Ora, nel momento in cui in un verbale di contraddittorio avvenuto tra l’Ufficio ed il contribuente in sede di tentativo di accertamento con adesione, risulta comprovato che una determinata ripresa fiscale non partecipa, a detta valutativa del verificatore medesimo, di alcun fattispecie d’imposizione legale, sulla base di precisi argomenti di causale supporto riportati nel verbale in questione, considerando che, per i motivi sopra esposti, l’abbandono della pretesa fiscale non può che derivare, anche nell’accertamento con adesione, o dalla accertata inesistenza storica del fatto (il presupposto d’imposta) o dalla sua esclusione dal senso della legge e dalla relativa essenza impositiva perseguita con essa, o ancora dalla mancata sussunzione del fatto concreto nella norma, mancando in capo all’Ufficio qualsiasi potere dispositivo. La perseveranza del medesimo a supportare la legittimità della ripresa fiscale in sede di successiva notifica dell’atto impositivo non appare, per chi scrive, di alcuna rispondenza alle prerogative costituzionali dell’azione amministrativa. In tal senso, sembra orientata l’opinione dottrinale del Miccinesi (“Accertamento con adesione”) per il quale testualmente: “il successivo inadempimento dell’adesione non elimina ogni profilo di rilevanza dell’atto: non possono in specie essere cancellate le dichiarazioni ed i fatti riportati nell’atto, il cui contenuto si proietta tanto sul piano dell’eventuale procedura dell’accertamento, quanto su quello squisitamente processuale e, quindi, probatorio”. Nel medesimo senso anche La Rosa, per il quale il mancato pagamento non necessariamente determina la caducazione dell’atto.

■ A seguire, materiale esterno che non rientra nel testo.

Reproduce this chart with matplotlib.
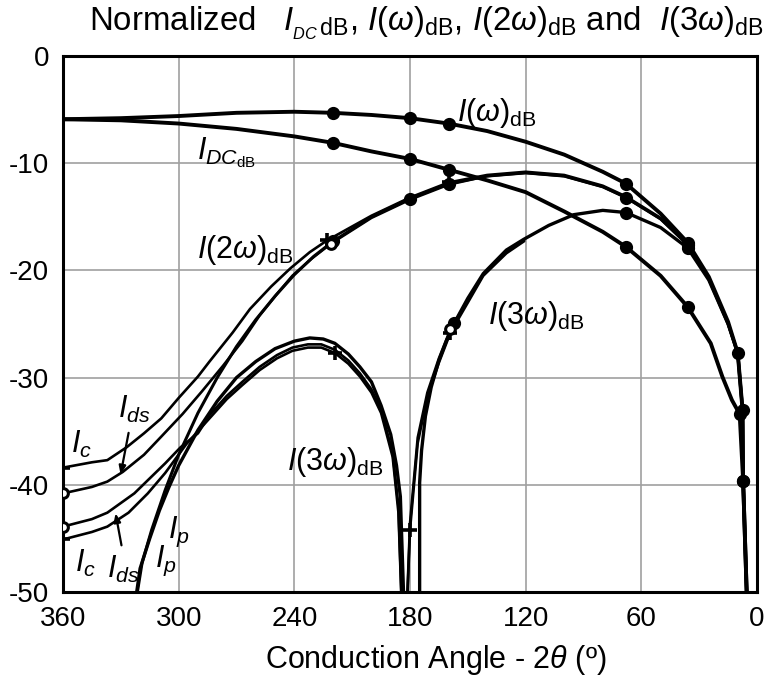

È ben vero che tali Autori raccordano l’analisi ad un atto di accertamento con adesione sottoscritto dalle parti e poi caducato per effetto del mancato pagamento da parte del contribuente (mentre nel caso in esame il raccordo è solo ad un verbale di contraddittorio ugualmente sottoscritto dall’Ufficio, ma intermedio al procedimento), pur tuttavia il distinto riferimento documentale, per chi scrive, non appare rilevante, dal momento che il riconoscimento dell’inesistenza parziale dell’illecito dichiarativo accertato, deriva sempre dalla triade di giudizi sopra descritta, emendata in rispondenza alla legge a seguito del contraddittorio con il contribuente e non in virtù di un’intesa transattiva contra legem.